Dies war auch der Grund für die Freilassung von Florence Cassez nach einem Urteil des Obersten Gerichtshofs wegen Verstößen gegen einen rechtmäßigen Prozess, nicht zuletzt unter starkem diplomatischen Druck. Die französische Staatsbürgerin war in Mexiko bekannt geworden aufgrund ihrer Verurteilung zu 60 Jahren Haft wegen Entführung, organisierter Kriminalität und des illegalen Besitzes von Waffen, die dem ausschließlichen Einsatz der Armee vorbehalten sind.
Nationale und internationale Unterstützung
Nie zuvor hat ein Gefangener so viel Unterstützung und Respekt von Organisationen, Regierenden und sozialen Bewegungen ausgelöst. Im Januar 2010 wurde Alberto Patishtán mit der Anerkennung JTatic Samuel Jcanan lum für „seinen Dienst, Schutz und Liebe zu seinem Volk“ ausgezeichnet. Der emeritierte Bischof Samuel Ruiz García selbst betrat das Gefängnis in San Cristobal de Las Casas zur persönlichen Überreichung der Anerkennung. Am 19. April 2013 führten über 8000 Menschen des „Gläubigen Volkes“ (genauer die Gruppe der Tsotsiles dieser Basisstruktur der Diözese von San Cristobal de las Casas, zusammen mit der Bewegung „El Bosque für die Freiheit von Alberto Patishtán“, begleitet vom chiapanekischen Sektor der Nationalen LehrerInnengewerkschaft) eine Pilgerfahrt für die Freilassung des Lehrers in der Hauptstadt von Chiapas, Tuxtla Gutierrez, durch. Amnesty International stellte fest, dass es gravierende Mängel in dem Prozess gab, einschließlich Unregelmäßigkeiten und Widersprüche in der Aussage des Zeugen, der Patishtán als verantwortlich für die Verbrechen identifizierte, deren er beschuldigt wurde, während es Beweise dafür gibt, dass Patishtán Gómez zum Zeitpunkt des Hinterhalts an einem anderen Ort war. Es wurde ein Dokumentarfilm gedreht: „Alberto Patishtán, Leben oder Sterben für Wahrheit und Gerechtigkeit“. Darüber hinaus gab es in den letzten Jahren zahlreiche Demonstrationen und Kampagnen für seine Freilassung.
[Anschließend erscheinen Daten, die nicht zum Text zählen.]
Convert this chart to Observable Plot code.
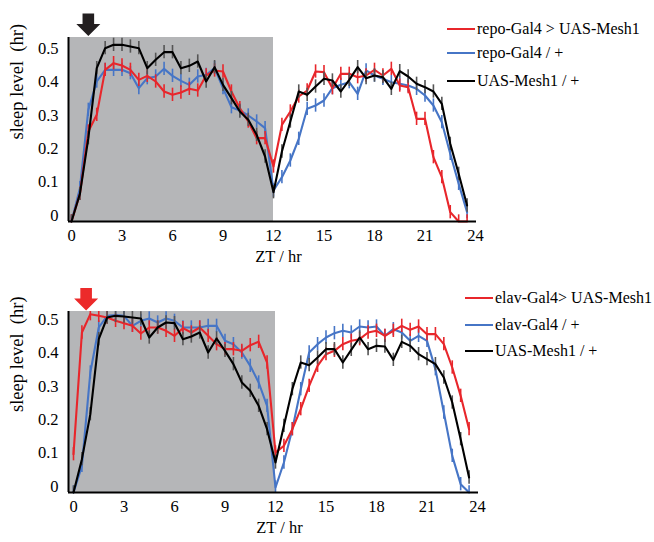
<!DOCTYPE html>
<html><head><meta charset="utf-8">
<script src="https://cdn.jsdelivr.net/npm/d3@7"></script>
<script src="https://cdn.jsdelivr.net/npm/@observablehq/plot@0.6"></script>
<style>
body{margin:0;background:#fff;}
#wrap{position:relative;width:654px;height:542px;font-family:"Liberation Serif","Times New Roman",serif;color:#000;overflow:hidden;}
.panel{position:absolute;left:0;}
.panel text{font-family:"Liberation Serif","Times New Roman",serif !important;}
.item{position:absolute;white-space:nowrap;display:flex;align-items:center;font-size:16px;height:20px;}
.sw{display:inline-block;width:28px;height:2.5px;margin-right:2px;}
</style></head><body><div id="wrap"></div>
<script>
// ZT (hr), 30-min bins
const zt = [0,0.5,1,1.5,2,2.5,3,3.5,4,4.5,5,5.5,6,6.5,7,7.5,8,8.5,9,9.5,10,10.5,11,11.5,
            12,12.5,13,13.5,14,14.5,15,15.5,16,16.5,17,17.5,18,18.5,19,19.5,20,20.5,21,21.5,22,22.5,23,23.5];
const xTicks = [0,3,6,9,12,15,18,21,24];
const yTicks = [0,0.1,0.2,0.3,0.4,0.5];
const darkPhase = [{start:0,end:12}];
const sem = 0.02;

// Top panel: repo-Gal4
const topNames = ["repo-Gal4 > UAS-Mesh1","repo-Gal4 / +","UAS-Mesh1 / +"];
const topRed = [0,0.083,0.27,0.32,0.455,0.475,0.468,0.455,0.425,0.437,0.42,0.39,0.38,0.387,0.398,0.393,0.438,0.453,0.45,0.39,0.34,0.30,0.25,0.25,
  0.165,0.29,0.33,0.375,0.393,0.45,0.448,0.40,0.443,0.443,0.433,0.438,0.455,0.438,0.458,0.408,0.403,0.308,0.308,0.193,0.133,0.028,0,0];
const topBlue = [0,0.10,0.335,0.42,0.455,0.455,0.455,0.445,0.40,0.43,0.435,0.458,0.437,0.422,0.41,0.435,0.44,0.46,0.40,0.343,0.333,0.318,0.30,0.28,
  0.093,0.133,0.183,0.248,0.338,0.348,0.363,0.40,0.41,0.418,0.383,0.453,0.438,0.428,0.418,0.413,0.408,0.398,0.378,0.348,0.298,0.203,0.113,0.028];
const topBlack = [0,0.083,0.25,0.46,0.52,0.53,0.53,0.525,0.52,0.46,0.485,0.508,0.508,0.46,0.467,0.48,0.42,0.463,0.41,0.37,0.33,0.305,0.26,0.195,
  0.088,0.21,0.30,0.39,0.38,0.405,0.428,0.423,0.39,0.425,0.463,0.43,0.438,0.433,0.398,0.451,0.435,0.413,0.403,0.39,0.353,0.233,0.143,0.048];

// Bottom panel: elav-Gal4
const botNames = ["elav-Gal4> UAS-Mesh1","elav-Gal4 / +","UAS-Mesh1 / +"];
const botRed = [0.115,0.48,0.535,0.53,0.525,0.515,0.508,0.50,0.477,0.495,0.495,0.485,0.47,0.493,0.48,0.495,0.47,0.445,0.43,0.43,0.425,0.442,0.452,0.39,
  0.12,0.14,0.19,0.25,0.32,0.38,0.415,0.425,0.445,0.455,0.46,0.48,0.485,0.47,0.485,0.50,0.488,0.498,0.475,0.475,0.445,0.375,0.29,0.19];
const botBlue = [0,0.08,0.36,0.495,0.53,0.532,0.53,0.50,0.515,0.522,0.51,0.522,0.515,0.495,0.495,0.495,0.50,0.50,0.455,0.445,0.42,0.38,0.33,0.26,
  0.015,0.09,0.19,0.31,0.42,0.445,0.465,0.478,0.485,0.48,0.498,0.495,0.498,0.47,0.49,0.48,0.455,0.47,0.455,0.37,0.24,0.11,0.025,0];
const botBlack = [0,0.10,0.235,0.46,0.525,0.53,0.528,0.525,0.522,0.465,0.495,0.51,0.508,0.46,0.468,0.48,0.42,0.462,0.425,0.385,0.33,0.305,0.26,0.19,
  0.09,0.20,0.31,0.39,0.382,0.405,0.43,0.43,0.39,0.428,0.465,0.43,0.44,0.438,0.398,0.452,0.44,0.415,0.40,0.385,0.345,0.27,0.16,0.045];

const lineColors = ["#e8262b","#4675c6","#000000"];
const barColors = ["#e8262b","#4675c6","#555555"];
const serif = '"Liberation Serif","Times New Roman",serif';

const arrowSymbol = {
  draw(ctx) {
    ctx.moveTo(-5.8,-11); ctx.lineTo(5.8,-11); ctx.lineTo(5.8,-0.5);
    ctx.lineTo(12,-0.5); ctx.lineTo(0,11.5); ctx.lineTo(-12,-0.5);
    ctx.lineTo(-5.8,-0.5); ctx.closePath();
  }
};

function makePanel(o) {
  const vals = o.values;
  const drawOrder = [1,0,2];
  const marks = [
    Plot.rect(darkPhase, {x1:"start", x2:"end", fill:"#b5b6b8", insetLeft: -(o.xRange[0]-68)})
  ];
  for (const k of drawOrder) {
    const rows = zt.map((t,i)=>({zt:t, v:vals[k][i]}));
    marks.push(Plot.ruleX(rows, {x:"zt", y1:d=>d.v-sem, y2:d=>d.v+sem, stroke:barColors[k], strokeWidth:1.6, clip:true}));
    marks.push(Plot.line(rows, {x:"zt", y:"v", stroke:lineColors[k], strokeWidth:2.1}));
  }
  marks.push(
    Plot.ruleY([0], {strokeWidth:2}),
    Plot.ruleX([0], {dx: 68-o.xRange[0], strokeWidth:2}),
    Plot.axisY({ticks:yTicks, tickSize:0, tickPadding:10, dy:-6, label:null, fontSize:16.5, fontFamily:serif,
      tickFormat:d=> d===0 ? "0" : d.toFixed(1)}),
    Plot.axisX({ticks:xTicks, tickSize:0, tickPadding:8, label:null, fontSize:16.5, fontFamily:serif, tickFormat:d=>String(d)}),
    Plot.text(["ZT / hr"], {text:d=>d, frameAnchor:"bottom", dy:40, dx:6, fontSize:16.5, fontFamily:serif}),
    Plot.text(["sleep level\u00a0 (hr)"], {text:d=>d, frameAnchor:"left", rotate:-90, dx:-51, dy:o.ylabDy, fontSize:18.5, fontFamily:serif}),
    Plot.dot([{zt:o.arrowZT}], {x:"zt", frameAnchor:"top", dy:o.arrowDy, symbol:arrowSymbol, fill:o.arrowColor, stroke:"none", r:8})
  );
  const p = Plot.plot({
    width:654, height:o.height, marginTop:o.marginTop, marginBottom:o.marginBottom,
    marginLeft:68, marginRight:o.marginRight,
    x:{domain:[0,24], range:o.xRange},
    y:{domain:[0,o.yTop]},
    style:{fontFamily:serif, fontSize:"16px", background:"transparent", overflow:"visible", color:"#000"},
    marks
  });
  p.classList.add("panel");
  p.style.top = o.top + "px";
  return p;
}

function makeLegend(names, left, ys) {
  const frag = document.createDocumentFragment();
  names.forEach((n,i)=>{
    const d = document.createElement("div");
    d.className = "item";
    d.style.left = left + "px";
    d.style.top = (ys[i]-10) + "px";
    const s = document.createElement("span");
    s.className = "sw"; s.style.background = lineColors[i];
    d.appendChild(s);
    d.appendChild(document.createTextNode(n));
    frag.appendChild(d);
  });
  return frag;
}

const wrap = document.getElementById("wrap");
wrap.appendChild(makePanel({
  values:[topRed, topBlue, topBlack], top:0, height:270, marginTop:37, marginBottom:49, marginRight:178,
  xRange:[71,475], yTop:0.552, ylabDy:10, arrowZT:1.0, arrowDy:-13, arrowColor:"#231f20"
}));
wrap.appendChild(makePanel({
  values:[botRed, botBlue, botBlack], top:271, height:271, marginTop:40, marginBottom:50, marginRight:176,
  xRange:[73,477], yTop:0.543, ylabDy:10, arrowZT:0.75, arrowDy:-12.5, arrowColor:"#ec2a2a"
}));
wrap.appendChild(makeLegend(topNames, 447, [29,53,81]));
wrap.appendChild(makeLegend(botNames, 465, [298,325,351]));
</script>
</body></html>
Ein Beispiel für Inspiration und Kampf
Im Laufe der 13 Jahre Freiheitsentzug ist Patishtán Gomez als Verteidiger der Menschenrechte anerkannt worden, zudem als Lehrer und sozialer Aktivist, der den Weg der Gerechtigkeit gezeigt hat in verschiedenen Gefängnissen, in denen er gewesen ist. Seine Gefährten werten ihn als ein Beispiel der Inspiration, der Alphabetisierung betrieben und den einsprachigen Indigenen Spanisch beibrachte, und Spiritualität gestärkt hat als Diener der Eucharistie von der Diözese Tuxtla. Er führte und beteiligte sich an zahlreichen Hungerstreiks. In dem 41 Tage andauernden Hungerstreik, der 2008 stattfand, war er der einzige, der inhaftiert blieb, weshalb er erklärte: „Wir denken: Wenn wir sterben, dann soll dies so sein. Lieber kämpfend für die Freiheit sterben als zu resignieren“. Als SIPAZ Patishtán im Gefängnis von San Cristobal de Las Casas besuchte, sagte er: „Hier sind wir und teilen das Wenige, was wir gelernt haben“, wodurch er seinem Spitznamen „der Lehrer“ bekommen hat.